No transaction needs to happen. A future attacker could silently derive the private key from publicly available blockchain data, with no warning broadcast to the network. That pool includes wallets widely believed to belong to Satoshi Nakamoto. The full whitepaper describes them as a “fixed, multibillion-dollar target” if protocol-level changes do not arrive in time.

The research team built two quantum circuits implementing Shor’s algorithm for ECDLP-256. One uses under 1,200 logical qubits and 90 million Toffoli gates. The other runs under 1,450 logical qubits with 70 million gates. Both fit within timelines consistent with Google’s existing quantum hardware roadmap.

A superconducting quantum computer could derive a Bitcoin private key in approximately 9 minutes. That sits just inside Bitcoin’s average 10-minute block window.
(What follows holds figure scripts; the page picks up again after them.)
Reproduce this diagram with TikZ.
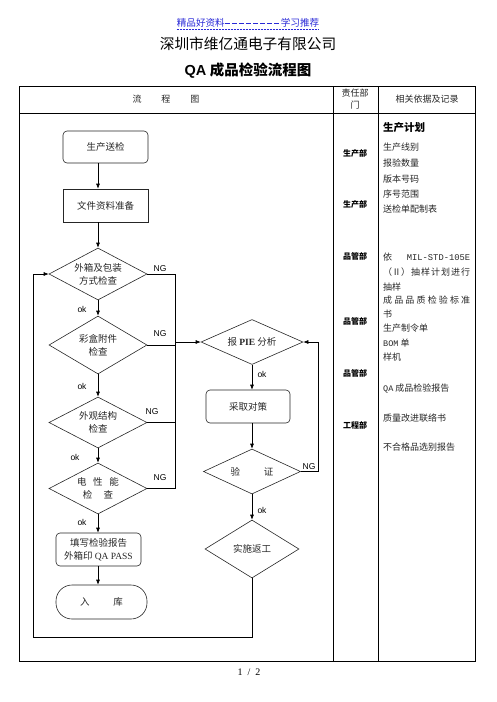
\documentclass[tikz,border=0pt]{standalone}
\usepackage{fontspec}
\setmainfont{Noto Sans CJK SC}
\newfontfamily\lser{Liberation Serif}
\newfontfamily\lsans{Liberation Sans}
\newfontfamily\lmono{Liberation Mono}
\usetikzlibrary{shapes.geometric,arrows.meta}
\definecolor{linkblue}{RGB}{40,40,215}
\newcommand\dsh{\rule[3pt]{5.4pt}{0.7pt}\hspace{1.6pt}}
\begin{document}
\begin{tikzpicture}[x=1pt,y=-1pt,
  tline/.style={line width=0.8pt},
  fl/.style={draw=black!85, line width=0.6pt, font=\fontsize{9.5}{13}\selectfont, text=black!85, align=center, inner sep=0pt},
  rbox/.style={fl, rounded corners=4pt},
  pbox/.style={fl},
  dia/.style={fl, diamond},
  arr/.style={-{Latex[length=5pt,width=4pt]}, line width=0.6pt},
  ln/.style={line width=0.6pt},
  lab/.style={font=\lsans\fontsize{8.5}{10}\selectfont, inner sep=0pt},
  dept/.style={font=\bfseries\fontsize{8}{10}\selectfont, inner sep=0pt},
  rec/.style={anchor=west, font=\fontsize{9}{11}\selectfont, text=black!85, inner sep=0pt},
  hd/.style={font=\fontsize{9}{12}\selectfont, text=black!85, align=center, inner sep=0pt},
]
\useasboundingbox (0,0) rectangle (496,702);

% titles
\node[inner sep=0pt, font=\fontsize{9.6}{10}\selectfont, text=linkblue] (top) at (248,23) {精品好资料\dsh\dsh\dsh\dsh\dsh\dsh\dsh\dsh 学习推荐};
\draw[linkblue, line width=0.5pt, dash pattern=on 2pt off 1pt] ([yshift=-1.5pt]top.south west) -- ([yshift=-1.5pt]top.south east);
\node[inner sep=0pt, font=\fontsize{14.7}{16}\selectfont] (co) at (248,44) {深圳市维亿通电子有限公司};
\node[inner sep=0pt, font=\bfseries\fontsize{14.5}{16}\selectfont] (tt) at (248,71) {{\lsans\bfseries QA} 成品检验流程图};
\node[inner sep=0pt, font=\lser\fontsize{10}{12}\selectfont] (pg) at (249,672) {1\hspace{0.5em}/\hspace{0.5em}2};

% table
\draw[tline] (19,86) rectangle (475,661);
\draw[tline] (19,113) -- (475,113);
\draw[tline] (333,86) -- (333,661);
\draw[tline] (378,86) -- (378,661);
\node[hd] (h1) at (166,99) {流\hspace{2.2em}程\hspace{2.2em}图};
\node[hd] (h2) at (355,99) {责任部\\门};
\node[hd] (h3) at (427,99) {相关依据及记录};

% departments
\node[dept] (p1) at (355,153) {生产部};
\node[dept] (p2) at (355,204) {生产部};
\node[dept] (p3) at (355,256) {品管部};
\node[dept] (p4) at (355,321) {品管部};
\node[dept] (p5) at (355,373) {品管部};
\node[dept] (p6) at (355,425) {工程部};

% records
\node[rec, font=\bfseries\fontsize{10.5}{12}\selectfont, text=black] (r0) at (383,128) {生产计划};
\node[rec] (r1) at (383,147) {生产线别};
\node[rec] (r2) at (383,163) {报验数量};
\node[rec] (r3) at (383,179) {版本号码};
\node[rec] (r4) at (383,194) {序号范围};
\node[rec] (r5) at (383,209) {送检单配制表};
\node[rec] (r6) at (383,257) {\makebox[87pt][s]{依\hfill{\lmono\fontsize{8.8}{10}\selectfont MIL-STD-105E}}};
\node[rec] (r7) at (383,272) {\makebox[87pt][s]{（Ⅱ）\hfill 抽\hfill 样\hfill 计\hfill 划\hfill 进\hfill 行}};
\node[rec] (r8) at (383,287) {抽样};
\node[rec] (r9) at (383,300) {\makebox[87pt][s]{成\hfill 品\hfill 品\hfill 质\hfill 检\hfill 验\hfill 标\hfill 准}};
\node[rec] (r10) at (383,314) {书};
\node[rec] (r11) at (383,328) {生产制令单};
\node[rec] (r12) at (383,343) {{\lmono\fontsize{8.5}{10}\selectfont BOM} 单};
\node[rec] (r13) at (383,357) {样机};
\node[rec] (r14) at (383,388) {{\lmono\fontsize{8.5}{10}\selectfont QA} 成品检验报告};
\node[rec] (r15) at (383,418) {质量改进联络书};
\node[rec] (r16) at (383,447) {不合格品选别报告};

% left flow
\node[rbox, minimum width=85pt, minimum height=32pt] (start) at (105.5,147) {生产送检};
\node[pbox, minimum width=85pt, minimum height=33pt] (prep) at (105.5,205.5) {文件资料准备};
\node[dia, minimum width=98pt, minimum height=52pt, aspect=1.88] (d1) at (98,274) {外箱及包装\\方式检查};
\node[dia, minimum width=98pt, minimum height=58pt, aspect=1.7] (d2) at (98,345) {彩盒附件\\检查};
\node[dia, minimum width=98pt, minimum height=51pt, aspect=1.92] (d3) at (98,422.5) {外观结构\\检查};
\node[dia, minimum width=98pt, minimum height=51pt, aspect=1.92] (d4) at (98,488.5) {电\hspace{0.7em}性\hspace{0.7em}能\\检\hspace{1.2em}查};
\node[rbox, minimum width=85pt, minimum height=33pt] (report) at (98.5,549.5) {填写检验报告\\外箱印 {\lser QA PASS}};
\node[fl, rounded corners=16pt, minimum width=91pt, minimum height=34pt] (store) at (101.5,602) {入\hspace{2.5em}库};

\draw[arr] (start.south -| d1.north) -- (prep.north -| d1.north);
\draw[arr] (prep.south -| d1.north) -- (d1.north);
\draw[arr] (d1.south) -- (d2.north);
\draw[arr] (d2.south) -- (d3.north);
\draw[arr] (d3.south) -- (d4.north);
\draw[arr] (d4.south) -- (report.north -| d4.south);
\draw[arr] (report.south -| d4.south) -- (store.north -| d4.south);

\node[lab] (ok1) at (82,309) {ok};
\node[lab] (ok2) at (82,386) {ok};
\node[lab] (ok3) at (75,457) {ok};
\node[lab] (ok4) at (82,522) {ok};
\node[lab] (ng1) at (160,269) {NG};
\node[lab] (ng2) at (160,334) {NG};
\node[lab] (ng3) at (152,412) {NG};
\node[lab] (ng4) at (160,478) {NG};

% right flow
\node[dia, minimum width=102pt, minimum height=45pt, aspect=2.27] (pie) at (252,342) {报 {\lser\bfseries PIE} 分析};
\node[rbox, minimum width=84pt, minimum height=33pt] (act) at (248,406.5) {采取对策};
\node[dia, minimum width=97pt, minimum height=45pt, aspect=2.15] (ver) at (252,471.5) {验\hspace{2.5em}证};
\node[dia, minimum width=94pt, minimum height=58pt, aspect=1.62] (fix) at (252,549) {实施返工};

\draw[arr] (pie.south) -- (pie.south |- act.north);
\draw[arr] (pie.south |- act.south) -- (ver.north);
\draw[arr] (ver.south) -- (fix.north);
\node[lab] (ok5) at (262,374) {ok};
\node[lab] (ok6) at (262,510) {ok};
\node[lab] (ng5) at (309,467) {NG};

% NG collector
\coordinate (ngx) at (175,0);
\draw[ln] (d1.east) -- (d1.east -| ngx) -- (d4.east -| ngx) -- (d4.east);
\draw[ln] (d3.east) -- (d3.east -| ngx);
\draw[arr] (d2.east) -- (d2.east -| ngx) |- (pie.west);

% verify NG loop
\coordinate (vx) at (318,0);
\draw[arr] (ver.east) -- (ver.east -| vx) -- (pie.east -| vx) -- (pie.east);

% rework loop
\coordinate (lb) at (33,637);
\draw[arr] (fix.south) -- (fix.south |- lb) -- (lb) -- (lb |- d1.west) -- (d1.west);
\end{tikzpicture}
\end{document}
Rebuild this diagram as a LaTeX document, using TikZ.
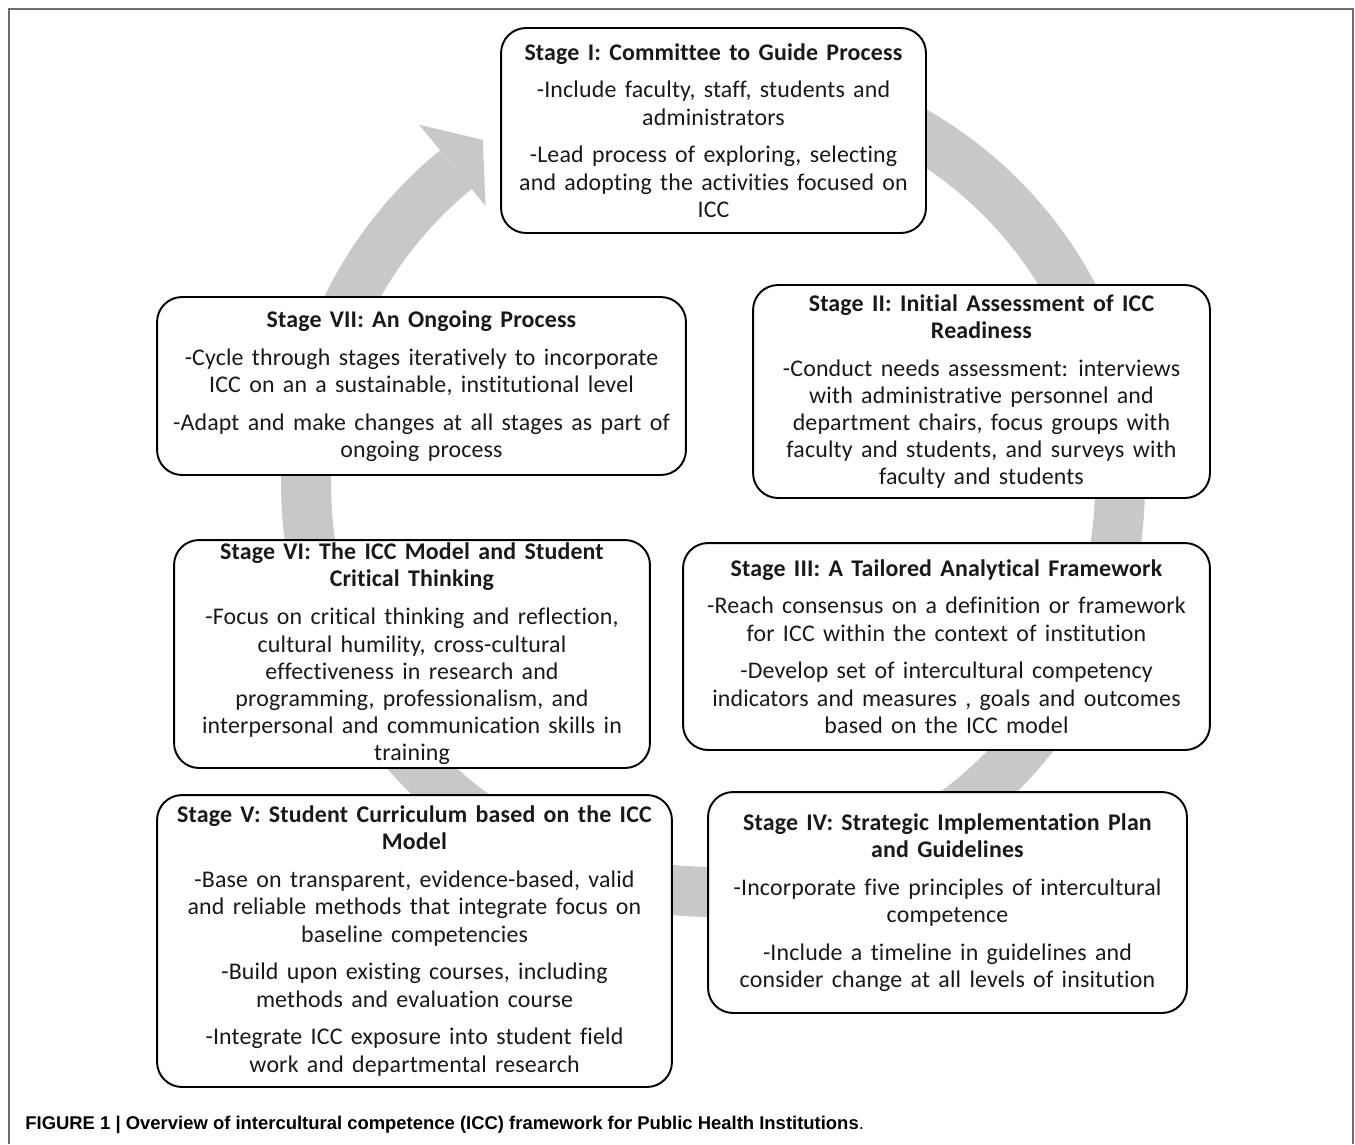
\documentclass[tikz,border=0pt]{standalone}
\usepackage{fontspec}
\setmainfont{Carlito}[Ligatures={NoCommon}, WordSpace=1.5, LetterSpace=0.7]
\newfontfamily\capfont{Liberation Sans}
\definecolor{ringgray}{RGB}{200,200,200}
\definecolor{framegray}{RGB}{110,110,110}
\definecolor{inkcol}{RGB}{25,25,25}
\tikzset{
  stagebox/.style={draw, line width=1.1pt, rounded corners=0.5cm, fill=white,
    align=center, inner sep=0pt, text=inkcol,
    font=\fontsize{13.6}{15.5}\selectfont},
  ringline/.style={line width=1cm, ringgray},
  frameline/.style={line width=1.2pt, framegray},
}
\begin{document}
\begin{tikzpicture}[x=0.02cm, y=0.02cm]
\useasboundingbox (0,0) rectangle (1355,-1144);
% outer frame
\draw[frameline] (9,-1144) -- (9,-9) -- (1353,-9) -- (1353,-1144);
% the cycle arrow behind the boxes
\begin{scope}[shift={(713,-485)}]
\draw[ringline] (95:8.14cm) arc[start angle=95, end angle=-230.8, radius=8.14cm];
\fill[ringgray] (129.2:7.2cm) -- (129.2:9.3cm) -- (123.7:8.3cm) -- cycle;
\end{scope}
% stages
\node[stagebox, minimum width=8.5cm, minimum height=4.1cm] (stageI) at (713.5,-130.5)
  {\textbf{Stage I: Committee to Guide Process}\\[6pt]
   -Include faculty, staff, students and\\ administrators\\[6pt]
   -Lead process of exploring, selecting\\ and adopting the activities focused on\\ ICC};
\node[stagebox, minimum width=9.14cm, minimum height=4.26cm] (stageII) at (981.5,-391.5)
  {\textbf{Stage II: Initial Assessment of ICC}\\ \textbf{Readiness}\\[6pt]
   -Conduct needs assessment: interviews\\ with administrative personnel and\\
   department chairs, focus groups with\\ faculty and students, and surveys with\\
   faculty and students};
\node[stagebox, minimum width=10.54cm, minimum height=4.14cm] (stageIII) at (946.5,-646.5)
  {\textbf{Stage III: A Tailored Analytical Framework}\\[6pt]
   -Reach consensus on a definition or framework\\ for ICC within the context of institution\\[6pt]
   -Develop set of intercultural competency\\ indicators and measures , goals and outcomes\\
   based on the ICC model};
\node[stagebox, minimum width=9.58cm, minimum height=4.42cm] (stageIV) at (947.5,-902.5)
  {\textbf{Stage IV: Strategic Implementation Plan}\\ \textbf{and Guidelines}\\[6pt]
   -Incorporate five principles of intercultural\\ competence\\[6pt]
   -Include a timeline in guidelines and\\ consider change at all levels of insitution};
\node[stagebox, minimum width=10.3cm, minimum height=5.84cm] (stageV) at (414.5,-941)
  {\textbf{Stage V: Student Curriculum based on the ICC}\\ \textbf{Model}\\[6pt]
   -Base on transparent, evidence-based, valid\\ and reliable methods that integrate focus on\\
   baseline competencies\\[6pt]
   -Build upon existing courses, including\\ methods and evaluation course\\[6pt]
   -Integrate ICC exposure into student field\\ work and departmental research};
\node[stagebox, minimum width=9.52cm, minimum height=4.56cm] (stageVI) at (412,-654)
  {\textbf{Stage VI: The ICC Model and Student}\\ \textbf{Critical Thinking}\\[6pt]
   -Focus on critical thinking and reflection,\\ cultural humility, cross-cultural\\
   effectiveness in research and\\ programming, professionalism, and\\
   interpersonal and communication skills in\\ training};
\node[stagebox, minimum width=10.58cm, minimum height=3.56cm] (stageVII) at (421.5,-386)
  {\textbf{Stage VII: An Ongoing Process}\\[6pt]
   -Cycle through stages iteratively to incorporate\\ ICC on an a sustainable, institutional level\\[6pt]
   -Adapt and make changes at all stages as part of\\ ongoing process};
% caption
\node[anchor=west, inner sep=0pt, font=\capfont\fontsize{10.5}{12}\selectfont] (caption) at (25,-1125)
  {\textbf{FIGURE 1 | Overview of intercultural competence (ICC) framework for Public Health Institutions}.};
\end{tikzpicture}
\end{document}
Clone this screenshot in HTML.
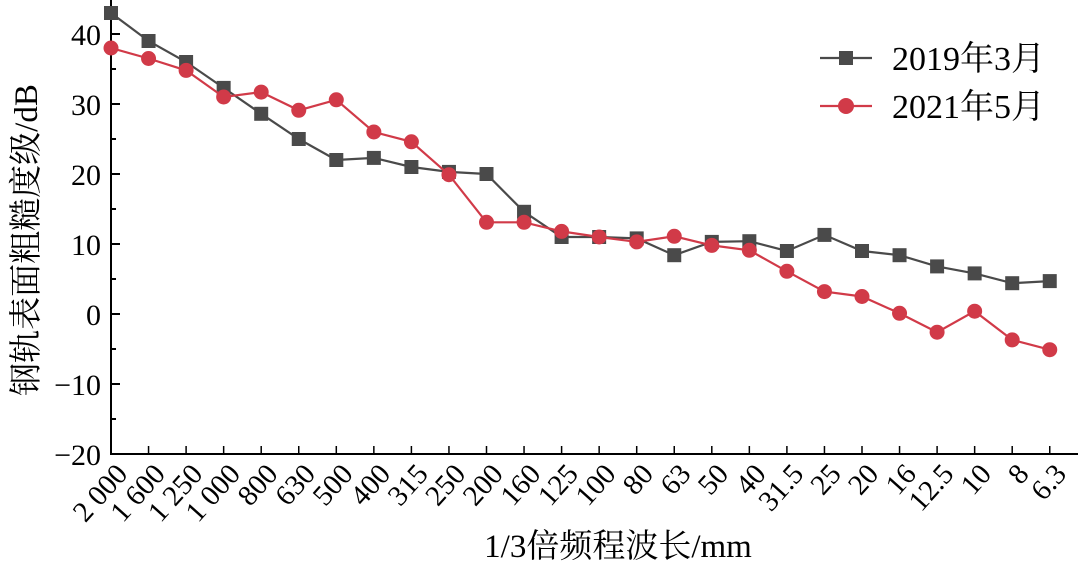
<!DOCTYPE html>
<html><head><meta charset="utf-8"><style>
html,body{margin:0;padding:0;background:#fff;}
svg{display:block;font-family:"Liberation Serif","Noto Serif CJK SC",serif;}
</style></head><body>
<svg id="chart" width="1080" height="568" viewBox="0 0 1080 568">
<g id="axes"></g><g id="series"></g>
<g>
<line x1="820" y1="58" x2="872" y2="58" stroke="#4a4a4a" stroke-width="2.2"/>
<rect x="839" y="51" width="14" height="14" fill="#4a4a4a"/>
<text x="892" y="70" font-size="34">2019年3月</text>
<line x1="820" y1="106" x2="872" y2="106" stroke="#d13a48" stroke-width="2.2"/>
<circle cx="846" cy="106" r="8" fill="#d13a48"/>
<text x="892" y="118" font-size="34">2021年5月</text>
</g>
<text transform="translate(37,240) rotate(-90)" text-anchor="middle" font-size="33">钢轨表面粗糙度级/dB</text>
<text x="618" y="557" text-anchor="middle" font-size="33">1/3倍频程波长/mm</text>
</svg>
<script>
const categories=["2 000","1 600","1 250","1 000","800","630","500","400","315","250","200","160","125","100","80","63","50","40","31.5","25","20","16","12.5","10","8","6.3"];
const series2019=[43,39,36,32.3,28.6,25,22,22.3,21,20.3,20,14.6,11,11,10.8,8.4,10.3,10.4,9,11.3,9,8.4,6.8,5.8,4.4,4.7];
const series2021=[38,36.5,34.8,31,31.7,29.1,30.6,26,24.6,19.9,13.1,13.1,11.8,11,10.3,11.1,9.8,9.1,6.1,3.2,2.5,0.1,-2.6,0.4,-3.7,-5.1];
const yTicks=[-20,-10,0,10,20,30,40];
const NS="http://www.w3.org/2000/svg";
const x0=111,dx=37.55;
function xs(i){return x0+i*dx;}
function ys(v){return 314-7*v;}
function mk(tag,attrs,parent,text){const e=document.createElementNS(NS,tag);for(const k in attrs)e.setAttribute(k,attrs[k]);if(text!==undefined)e.textContent=text;parent.appendChild(e);return e;}
const ax=document.getElementById('axes'),sg=document.getElementById('series');
let l=mk('line',{x1:111,y1:0,x2:111,y2:455,stroke:'#000','stroke-width':2},ax);


l=mk('line',{x1:110,y1:454,x2:1078,y2:454,stroke:'#000','stroke-width':2},ax);


for(let v=-20;v<=45;v+=5){const maj=v%10===0;mk('line',{x1:111,y1:ys(v),x2:maj?120:116,y2:ys(v),stroke:'#000','stroke-width':2},ax);}
yTicks.forEach(v=>{const t=mk('text',{x:101,y:ys(v)+11,'text-anchor':'end','font-size':30},ax,v<0?'\u2212'+(-v):String(v));

});
categories.forEach((c,i)=>{const x=xs(i);mk('line',{x1:x,y1:454,x2:x,y2:446,stroke:'#000','stroke-width':1.5},ax);
const t=mk('text',{transform:`translate(${x+18},${475}) rotate(-48)`,'text-anchor':'end','font-size':29},ax,c);

});
function draw(data,color,shape,name){
const pts=data.map((v,i)=>xs(i)+','+ys(v)).join(' ');
const p=mk('polyline',{points:pts,fill:'none',stroke:color,'stroke-width':2.2},sg);


data.forEach((v,i)=>{let m;if(shape==='sq')m=mk('rect',{x:xs(i)-7,y:ys(v)-7,width:14,height:14,fill:color},sg);else m=mk('circle',{cx:xs(i),cy:ys(v),r:7.5,fill:color},sg);

});}
draw(series2019,'#4a4a4a','sq','series-2019');
draw(series2021,'#d13a48','ci','series-2021');
</script>
</body></html>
XRP Faces the Same Structural Vulnerability

XRP’s exposure here is not hypothetical. The XRP Ledger, like Bitcoin and Ethereum, uses elliptic curve cryptography as its security foundation. Specifically, ECDSA over the secp256k1 curve secures wallet addresses and transaction signing on the ledger. That is precisely the cryptographic scheme Google’s paper targets.

What makes XRP’s position worth watching is the speed at which value moves through the network. XRP settles transactions in 3 to 5 seconds. In a world where a quantum machine can derive a private key in under 10 minutes, the transaction window provides some buffer. But wallets with exposed public keys, particularly those that have previously signed transactions, carry the same at-rest vulnerability described in the paper.

XRP’s centralized governance structure could actually work in its favor here. Ripple and the XRP Ledger Foundation have a faster decision-making track than fully decentralized protocols. Rolling out post-quantum cryptography updates does not require the same community-wide consensus battles that have historically slowed Bitcoin upgrades. That matters when the Google research team is saying the window to act is shrinking.

The Disclosure Problem Google Had to Solve

Publishing this kind of research carries real risk. Babbush and Neven address that directly in the paper. Sharing too much could hand bad actors a usable blueprint. Sharing nothing lets the vulnerability build without any industry response.

Google’s solution was a zero-knowledge proof, a cryptographic method allowing outside researchers to verify the claims without Google exposing the actual attack circuits. The team also coordinated with the U.S. government before the paper went public. That places this disclosure in line with CERT/CC at Carnegie Mellon, Google’s own Project Zero, and the international standard ISO/IEC 29147:2018.

The paper draws a clear line between responsible science and FUD. Unsubstantiated quantum threat claims can themselves damage confidence in crypto markets. Google’s team argues the zero-knowledge disclosure model is the right way to raise a verified alarm without triggering panic based on unverifiable figures.

The 2029 Window and What Needs to Happen

Google set a 2029 deadline for transitioning its own systems to post-quantum cryptography. That same timeline now carries direct weight for the crypto space. Coinbase, the Stanford Institute for Blockchain Research, and the Ethereum Foundation are listed as partners working toward responsible migration.

Post-quantum cryptography is the proposed fix across the board. Encryption schemes designed to hold up against quantum-scale attacks already exist. Experimental PQC deployments have been tested on otherwise quantum-vulnerable blockchains. The harder problem is getting entire networks to adopt them at protocol level before a capable quantum machine exists.

The paper recommends against reusing or exposing vulnerable wallet addresses as a near-term step. It also raises the possibility of government frameworks for “digital salvage,” treating dormant quantum-exposed coins similarly to unclaimed assets, before they become targets for state actors or organized criminal networks.

Google has been working on post-quantum cryptography since 2016. The new whitepaper is framed not as a prediction of imminent collapse but as a coordinated warning with a verified technical basis. The team states it welcomes further discussion with quantum, security, cryptocurrency, and policy communities on aligning responsible disclosure norms going forward.